Reconsidering Mni Owe Sni
Many Native American sacred places have been stolen, disturbed, and restricted, and only in the recent past have laws been established to help protect such locations. While many of these laws call for consultation, biases towards oral history remains evident and is often rejected as being sufficient justification for historic significance. However, this bias appears to be changing and oral histories are becoming more widely used for a multitude of projects, including the Hennepin History Museum’s Human Toll: A Public History of 35W and a traveling exhibit called Native Voices: Native People’s Concepts of Health and Illness.

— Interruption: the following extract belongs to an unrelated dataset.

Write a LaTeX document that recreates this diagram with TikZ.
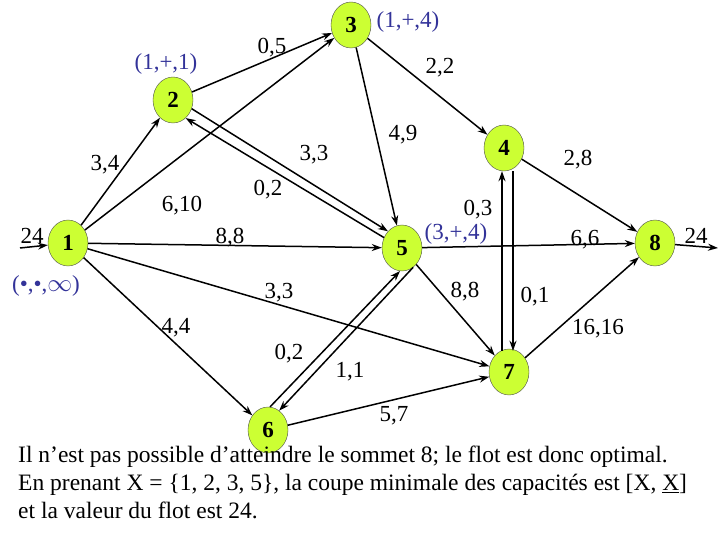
\documentclass[tikz,border=0pt]{standalone}
\usepackage{fontspec}
\setmainfont{Liberation Serif}
\usetikzlibrary{shapes.geometric,arrows.meta,calc}
\begin{document}
\begin{tikzpicture}[x=1pt,y=-1pt,
  vtx/.style={ellipse,draw=black!70,fill={rgb,255:red,204;green,255;blue,51},minimum width=40pt,minimum height=46pt,inner sep=0pt,font=\fontsize{23}{23}\selectfont\bfseries},
  arc/.style={-{Stealth[length=10pt,width=7pt]},line width=1.5pt},
  lab/.style={font=\fontsize{23}{23}\selectfont},
  vlabel/.style={font=\fontsize{23}{23}\selectfont,text={rgb,255:red,51;green,51;blue,153}}]
\useasboundingbox (0,0) rectangle (720,540);
\node[vtx] (n1) at (68,243) {1};
\node[vtx] (n2) at (173,100) {2};
\node[vtx] (n3) at (351,25) {3};
\node[vtx] (n4) at (504,148) {4};
\node[vtx] (n5) at (402,248) {5};
\node[vtx] (n6) at (268,430) {6};
\node[vtx] (n7) at (509,372) {7};
\node[vtx] (n8) at (655,243) {8};
\coordinate (in) at (20,248);
\coordinate (out) at (718,248);
\draw[arc] (in) -- (n1);
\draw[arc] (n8) -- (out);
\draw[arc] (n1) -- (n2);
\draw[arc] (n1) -- (n3);
\draw[arc] (n1) -- (n5);
\draw[arc] (n1) -- (n7);
\draw[arc] (n1) -- (n6);
\draw[arc] (n2) -- (n3);
\draw[arc] (n2.-25) -- (n5.130);
\draw[arc] (n5.150) -- (n2.-55);
\draw[arc] (n3) -- (n4);
\draw[arc] (n3) -- (n5);
\draw[arc] (n4) -- (n8);
\draw[arc] ($(n7.north)+(-7,2)$) -- ($(n4.south)+(-2,0)$);
\draw[arc] ($(n4.south)+(9,0)$) -- ($(n7.north)+(4,2)$);
\draw[arc] (n5) -- (n8);
\draw[arc] (n5) -- (n7);
\draw[arc] (n5.-60) -- (n6.60);
\draw[arc] (n6.85) -- (n5.-95);
\draw[arc] (n6) -- (n7);
\draw[arc] (n7) -- (n8);
\node[lab] (l24a) at (32,236) {24};
\node[lab] (l24b) at (696,236) {24};
\node[lab] (l34) at (105,165) {3,4};
\node[lab] (l610) at (182,206) {6,10};
\node[lab] (l88) at (230,238) {8,8};
\node[lab] (l05) at (272,48) {0,5};
\node[lab] (l22) at (440,68) {2,2};
\node[lab] (l49) at (403,135) {4,9};
\node[lab] (l331) at (314,155) {3,3};
\node[lab] (l02a) at (268,190) {0,2};
\node[lab] (l28) at (578,160) {2,8};
\node[lab] (l03) at (478,210) {0,3};
\node[lab] (l66) at (585,240) {6,6};
\node[lab] (l332) at (279,293) {3,3};
\node[lab] (l88b) at (465,292) {8,8};
\node[lab] (l01) at (535,297) {0,1};
\node[lab] (l44) at (176,328) {4,4};
\node[lab] (l1616) at (598,329) {16,16};
\node[lab] (l02b) at (289,354) {0,2};
\node[lab] (l11) at (350,372) {1,1};
\node[lab] (l57) at (394,416) {5,7};
\node[vlabel] (m1) at (166,64) {(1,+,1)};
\node[vlabel] (m3) at (408,22) {(1,+,4)};
\node[vlabel] (m5) at (456,234) {(3,+,4)};
\node[vlabel] (m0) at (46,286) {(\textbullet,\textbullet,$\infty$)};
\node[font=\fontsize{23.5}{28}\selectfont,anchor=north west,align=left,inner sep=0pt] (txt) at (18,446) {Il n’est pas possible d’atteindre le sommet 8; le flot est donc optimal.\\
En prenant X = \{1, 2, 3, 5\}, la coupe minimale des capacités est [X, \underline{X}]\\
et la valeur du flot est 24.};
\end{tikzpicture}
\end{document}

Currently, the Minneapolis Mead & Hunt Cultural Resource department is working with Dr. Michelle Terrell and Two Pines Resource Group, LLC on the proposed Riverview Streetcar Project. Ramsey County Regional Rail Authority hired our team to conduct a cultural landscape study for the area surrounding Bdote (the confluence of the Mississippi and Minnesota River). The study will rely heavily on oral traditions to tell the story of the importance of this area.
The National Park Service is not what it was 16 years ago. Leadership, employees, and feelings towards Mni Owe Sni have changed. According to the Cultural Resource Program Manager at NPS-MNRRA, there are currently conversations with representatives of tribal nations to revisit the TCP status of Mni Owe Sni.